I left a comment to the effect that to find what's actually going on, one MUST turn away from advertiser-supported sources of information. Advertising is never going to go away, and it's not necessarily evil. It is what it is.

But unless there are TRUE alternative sources of information, sources that are truly independent, sources that can be checked for authenticity, compared with other independent sources for verification, and vetted by *truly* independent experts, the communication system humanity relies upon for survival will be broken.

The fact that most people do not understand the simple truth of communication politics means that they will take what's available---what voices are in their ears, on their radios, or televisions. Most people don't have time to dig, to read, to research, to obsess (like yours truly) about what the F is actually going on and why certain issues have the unmistakable smell of bullshit and obfuscation.

And even smart, worldly, savvy people fall for it. That's because they truly believe, at some level, that the "free market" leads to competition, which ensures that news organizations will compete for "scoops."

They do not. What they do--because media companies ARE full of people who DO want to report important information---is they report all the conventional, expected stuff, the crimes, the DA's press releases, the City Council votes, the Mayor's pontifications, the weather disasters. And then, in among all that stuff, when and where they can get away with it, they report the stuff that's going to piss someone off.

There is NO journalistic enterprise that can report on all the things that matter---because the things that matter involve human beings with money, career and family at stake.
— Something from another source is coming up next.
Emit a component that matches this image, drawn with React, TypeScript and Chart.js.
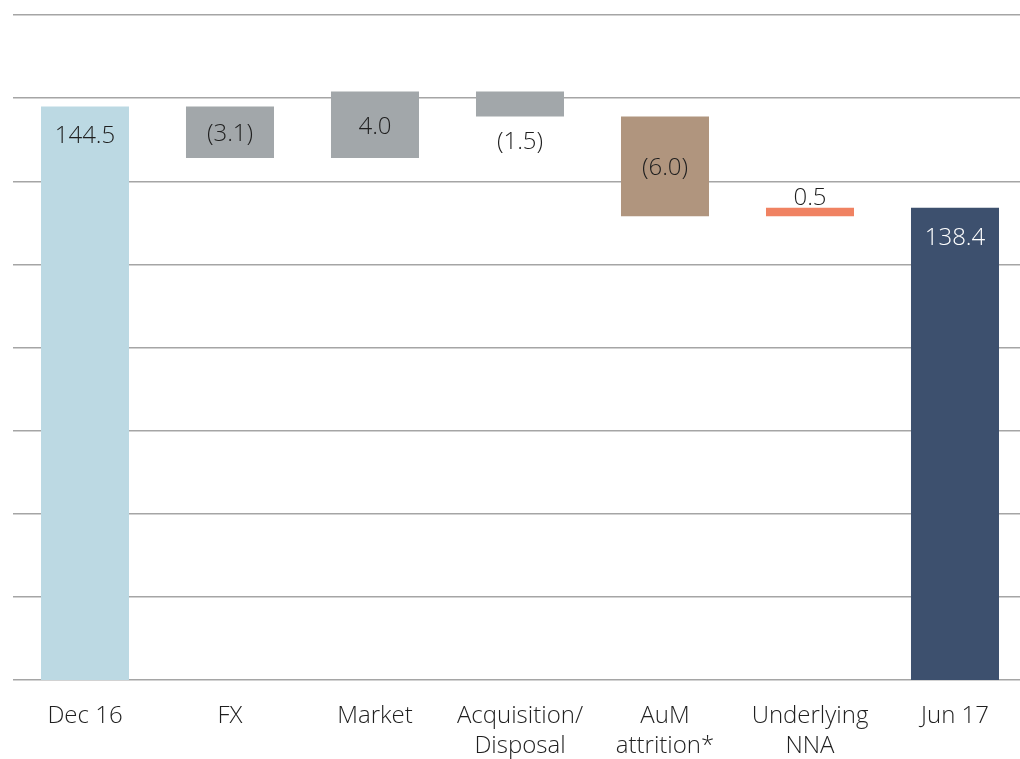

The plant spewing pollution into the water at Woburn employed people who needed the cash to feed their families. The lawyers who defended the plant's operators needed the jobs; the politicians who allowed the pollution to happen didn't want to be exposed; and so, people were poisoned, sickened and killed. And the people who were wronged didn't even win the lawsuit--and the lawyers who fought for them were bankrupted and driven out of the business.

Happy endings are never guaranteed. There is too much at stake, and too little leadership in the healing arts.

What of communication?

It's all here, and available. It's available from individuals who are looking at their surroundings, observing, and recording. If I find one person reporting on trees dying, that's just one person.

But there are many more people reporting and noticing dying trees.

And there are experts tracking the death of bee populations.

Something is happening, and it's very important.

I can't figure it all out all by myself.

The computer is here to help us communicate, but too often I see it preventing communication, causing confusion and alienation, causing people to seek answers within screens and not in front of their own faces. I myself am guilty of it--seven years now of daily physical and mental conditioning, on the computer.

And yet---and yet. As much as I complain about the computer, there are people on the other end. Those people need to be heard. We know what the TV people say. They say the same stuff over and over again and they themselves don't even sound like they believe it. Show me a TV show, and I will show you a lack of passion and immediacy.

But as much as I hate TV, and I do, I love YouTube.

It gives me hope. Because people are communicating--and sending pictures.